**EXERCISE PROMPT**
Quote from the first line below through the line that contains "Chart.register(...registerables);", both included, and leave the pictures out.

**SOURCE DATA**
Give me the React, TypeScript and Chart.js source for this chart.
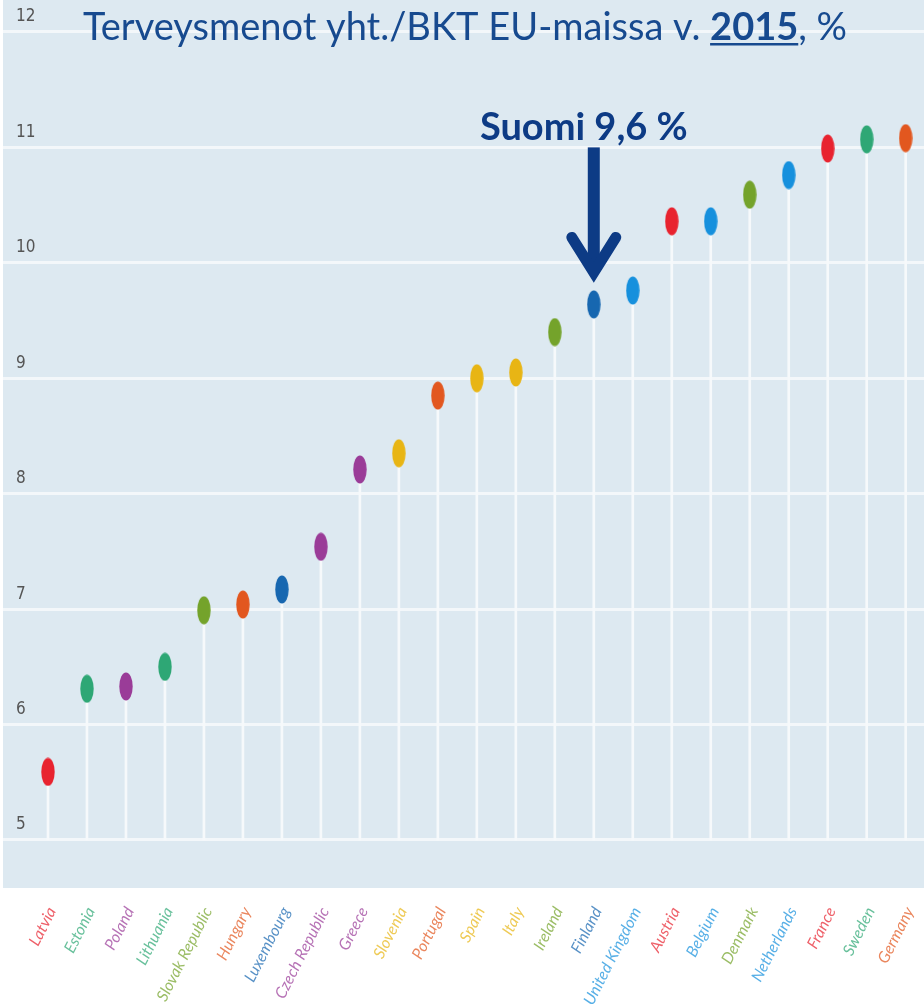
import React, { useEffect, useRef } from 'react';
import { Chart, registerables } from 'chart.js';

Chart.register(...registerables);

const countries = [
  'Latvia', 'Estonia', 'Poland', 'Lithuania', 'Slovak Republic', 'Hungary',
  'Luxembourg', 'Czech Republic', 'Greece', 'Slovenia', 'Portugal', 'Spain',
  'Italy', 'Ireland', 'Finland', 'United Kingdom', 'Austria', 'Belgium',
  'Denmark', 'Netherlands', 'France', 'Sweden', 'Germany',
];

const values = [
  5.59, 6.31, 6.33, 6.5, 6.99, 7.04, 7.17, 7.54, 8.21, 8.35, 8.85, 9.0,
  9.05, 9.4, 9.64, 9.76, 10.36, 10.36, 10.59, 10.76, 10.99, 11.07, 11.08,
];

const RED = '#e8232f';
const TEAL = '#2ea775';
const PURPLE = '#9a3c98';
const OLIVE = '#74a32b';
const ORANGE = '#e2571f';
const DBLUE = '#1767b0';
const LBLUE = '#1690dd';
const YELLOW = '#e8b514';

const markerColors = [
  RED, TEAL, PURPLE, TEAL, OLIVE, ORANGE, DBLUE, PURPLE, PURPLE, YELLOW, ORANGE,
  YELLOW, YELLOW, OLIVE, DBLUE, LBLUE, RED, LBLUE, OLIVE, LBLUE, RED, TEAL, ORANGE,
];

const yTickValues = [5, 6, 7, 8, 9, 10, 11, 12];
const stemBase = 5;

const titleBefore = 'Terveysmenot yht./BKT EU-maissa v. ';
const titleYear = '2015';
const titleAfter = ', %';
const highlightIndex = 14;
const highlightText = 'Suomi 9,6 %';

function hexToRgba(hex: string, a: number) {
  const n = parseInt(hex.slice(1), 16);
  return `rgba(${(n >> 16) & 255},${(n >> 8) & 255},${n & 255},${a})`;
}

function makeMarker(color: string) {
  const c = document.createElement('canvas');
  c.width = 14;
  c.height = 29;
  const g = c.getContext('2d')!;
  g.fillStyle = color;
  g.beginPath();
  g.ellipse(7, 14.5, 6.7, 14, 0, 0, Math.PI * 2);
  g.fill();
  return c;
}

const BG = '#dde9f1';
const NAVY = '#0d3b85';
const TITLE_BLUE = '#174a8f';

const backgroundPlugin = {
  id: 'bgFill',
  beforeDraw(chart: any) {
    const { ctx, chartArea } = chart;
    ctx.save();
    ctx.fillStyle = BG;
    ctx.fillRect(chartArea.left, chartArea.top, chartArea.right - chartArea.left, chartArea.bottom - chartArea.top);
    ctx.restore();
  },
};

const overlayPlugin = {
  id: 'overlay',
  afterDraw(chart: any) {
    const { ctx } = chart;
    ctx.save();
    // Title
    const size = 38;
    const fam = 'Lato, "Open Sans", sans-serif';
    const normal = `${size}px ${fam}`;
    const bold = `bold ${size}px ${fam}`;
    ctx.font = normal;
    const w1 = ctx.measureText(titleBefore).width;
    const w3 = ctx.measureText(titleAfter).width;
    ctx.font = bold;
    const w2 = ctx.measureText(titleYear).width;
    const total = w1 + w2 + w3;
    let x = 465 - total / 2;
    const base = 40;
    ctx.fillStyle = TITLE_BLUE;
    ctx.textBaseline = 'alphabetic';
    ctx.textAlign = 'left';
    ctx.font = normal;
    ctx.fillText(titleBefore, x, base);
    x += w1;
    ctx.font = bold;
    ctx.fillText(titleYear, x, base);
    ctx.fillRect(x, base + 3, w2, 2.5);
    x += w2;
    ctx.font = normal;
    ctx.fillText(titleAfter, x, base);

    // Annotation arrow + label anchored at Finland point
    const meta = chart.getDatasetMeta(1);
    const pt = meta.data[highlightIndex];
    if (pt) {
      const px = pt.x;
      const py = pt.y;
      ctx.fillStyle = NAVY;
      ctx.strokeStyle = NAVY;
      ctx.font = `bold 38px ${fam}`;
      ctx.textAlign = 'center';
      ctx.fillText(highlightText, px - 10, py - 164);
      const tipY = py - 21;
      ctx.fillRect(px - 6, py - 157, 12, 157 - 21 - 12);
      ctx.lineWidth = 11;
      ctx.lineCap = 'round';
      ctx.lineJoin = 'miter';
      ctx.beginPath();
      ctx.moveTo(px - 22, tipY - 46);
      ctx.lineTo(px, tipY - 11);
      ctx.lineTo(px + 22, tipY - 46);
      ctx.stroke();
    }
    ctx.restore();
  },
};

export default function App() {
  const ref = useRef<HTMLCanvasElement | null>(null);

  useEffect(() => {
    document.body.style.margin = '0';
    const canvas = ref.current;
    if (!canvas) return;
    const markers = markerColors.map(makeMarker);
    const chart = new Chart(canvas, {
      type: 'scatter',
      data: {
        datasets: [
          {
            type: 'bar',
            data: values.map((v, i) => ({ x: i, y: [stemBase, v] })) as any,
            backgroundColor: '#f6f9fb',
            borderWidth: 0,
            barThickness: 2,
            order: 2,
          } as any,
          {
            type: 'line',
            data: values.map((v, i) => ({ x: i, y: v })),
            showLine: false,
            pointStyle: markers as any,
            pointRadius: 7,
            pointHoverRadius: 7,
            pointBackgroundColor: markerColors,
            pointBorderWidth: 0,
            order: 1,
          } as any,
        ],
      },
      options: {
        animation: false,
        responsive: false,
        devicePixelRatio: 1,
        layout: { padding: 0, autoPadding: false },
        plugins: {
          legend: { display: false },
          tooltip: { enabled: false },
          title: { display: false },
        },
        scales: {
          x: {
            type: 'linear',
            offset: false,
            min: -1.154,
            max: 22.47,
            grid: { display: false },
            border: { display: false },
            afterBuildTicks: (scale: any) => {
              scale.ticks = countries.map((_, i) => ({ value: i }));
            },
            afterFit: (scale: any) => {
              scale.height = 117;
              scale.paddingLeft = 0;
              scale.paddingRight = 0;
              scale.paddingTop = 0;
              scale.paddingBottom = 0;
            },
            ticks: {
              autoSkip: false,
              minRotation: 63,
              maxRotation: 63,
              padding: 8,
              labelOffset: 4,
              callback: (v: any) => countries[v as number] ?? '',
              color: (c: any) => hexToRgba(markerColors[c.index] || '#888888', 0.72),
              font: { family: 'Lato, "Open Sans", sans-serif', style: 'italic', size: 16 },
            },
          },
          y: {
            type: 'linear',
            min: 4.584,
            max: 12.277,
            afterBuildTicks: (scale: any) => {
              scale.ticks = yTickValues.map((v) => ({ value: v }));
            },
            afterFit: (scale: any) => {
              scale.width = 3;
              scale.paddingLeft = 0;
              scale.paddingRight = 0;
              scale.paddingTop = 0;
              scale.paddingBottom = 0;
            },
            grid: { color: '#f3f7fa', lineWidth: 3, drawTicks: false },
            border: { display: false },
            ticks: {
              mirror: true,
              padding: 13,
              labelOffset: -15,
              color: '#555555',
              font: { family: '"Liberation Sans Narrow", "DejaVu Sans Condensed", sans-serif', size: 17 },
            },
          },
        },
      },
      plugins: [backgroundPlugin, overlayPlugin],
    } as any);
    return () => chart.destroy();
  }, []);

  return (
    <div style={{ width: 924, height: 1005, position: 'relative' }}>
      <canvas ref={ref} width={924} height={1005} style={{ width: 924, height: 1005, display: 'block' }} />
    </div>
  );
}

**FINISHED TASK**
Give me the React, TypeScript and Chart.js source for this chart.
import React, { useEffect, useRef } from 'react';
import { Chart, registerables } from 'chart.js';

Chart.register(...registerables);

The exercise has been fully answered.